Specialty Jewelers Have Lost Dramatic Market Share
There’s no question that the specialty jewelry retail category is losing market share. Since the 1970s, specialty jewelers – those retail merchants including chains and independents who generate most of their sales from jewelry – have given up market share to the multi-line merchants like Walmart, J.C. Penney, Costco, and others, as the graph below illustrates. In 1971, specialty jewelers sold 73 percent of all jewelry that was bought by U.S. consumers. By 2015, their market share had dropped to below 40 percent.
U.S. Specialty Jewelers’ Sales Have Been Relatively Flat
Sales generated by U.S. specialty jewelers, including the chains, are at the same level – roughly $30 billion – as they were a decade ago in 2006, as the graph below illustrates.
Total U.S. Jewelry Sales Have Risen
In the meantime, total sales of jewelry to U.S. shoppers rose from $64 billion to $77 billion in the same ten-year period, as the graph below illustrates.
Specialty Jewelers Posting Solid Profits
“But wait,” say many specialty jewelers in the IDEX Research sample. “My sales are up, and profits are strong. Are you sure your numbers are good?” they ask.
Actually, there’s a simple answer to their skepticism: because of the large number of specialty jewelry stores that are closing, there are far fewer stores sharing the remaining jewelry sales through that channel. So, sales per specialty jewelry store are up, and profits are solid due mostly to economies of scale.
The Jewelers Board of Trade reports that the number of active specialty jewelers in the U.S. market has shrunk from 23,778 in 2006 to 20,666 at the end of the first half of 2016, a loss of more than 300 stores per year. At its peak in the late 1980s, there were more than 31,000 specialty jewelry stores in America. In short, over three decades, the industry has lost one-third of its retail outlets.
For many years, the economic model for most specialty jewelers called for sales of about $1.0 million per store. Jewelers of America reported that the average jewelry store in their yearly survey posted annual sales of $900,000 to $1 million for a number of years early in the past decade. However, due to a variety of factors – mostly the large number of store closings – the typical U.S. specialty jeweler now generates sales per store of just over $1.4 million, according to the Department of Commerce. That’s a dramatic 40 percent increase in sales per retail jewelry store. Fortunately, most specialty jewelers have kept their costs low while sales have expanded. As a result, profits remain solid and have grown in some cases.
The graph below illustrates recent trends in sales per store for U.S. specialty jewelers, based on data from the U.S. Department of Commerce and the Jewelers of America.
The Department of Commerce numbers show average sales of just over $1.4 million per specialty jewelry store, others report similar numbers and similar trends.
· The Jewelers of America (JA) Cost of Doing Business Survey shows that the average sales per store was around $1.2 million in 2015, up 20 percent in five years. The JA sample is biased toward smaller independent retailers.

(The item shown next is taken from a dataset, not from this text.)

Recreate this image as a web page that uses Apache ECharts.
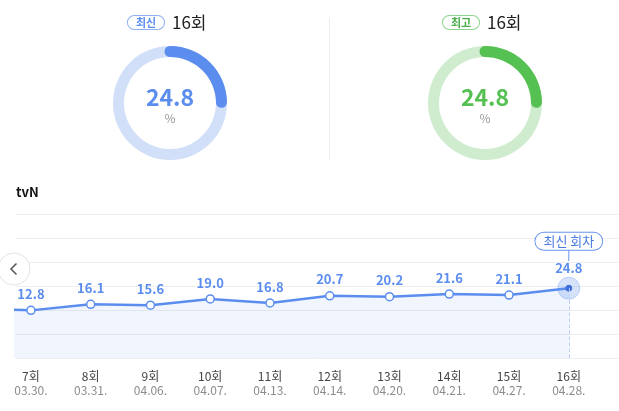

· JA reports that chain jewelers in its sample generated a very high $3.8 million per store in 2015. Again, we are aware that its sample includes some very high volume chain stores.
· Signet Jewelers, which operates a variety of brands including Kay and Zale, reported the following sales per jewelry store in 2015:
o Kay - $2.2 million
o Jared - $4.7 million
o Regionals - $1.3 million
o Zales - $1.5 million
o Regionals (in Zale) - $1.4 million
Summary
In short, those specialty jewelers who remain in the business should do just fine, as long as they hold the line on costs while building sales. We won’t make a prediction for the very long term, but we believe that specialty jewelers have a solid near term future – a decade or more – in the U.S. jewelry market from a financial viewpoint.
Here’s some advice for links in the jewelry distribution chain:
· Manufacturers, producers, and suppliers – While aggregate sales are static for the specialty jewelry channel of the market, it is still extremely large and important. Don’t neglect it.
· Specialty jewelry merchants – Hang on as long as possible. As your competition goes out of business, you’ll pick up a portion of their market share. If you can keep a lid on expenses, the incremental revenue will boost profits substantially.
While the scope of this research did not go beyond the financial analysis, it is important to note that demographic shifts and changes in consumer wants and needs will also favor the long term health of specialty jewelers, in our opinion. A future study will focus on this aspect of the U.S. jewelry market.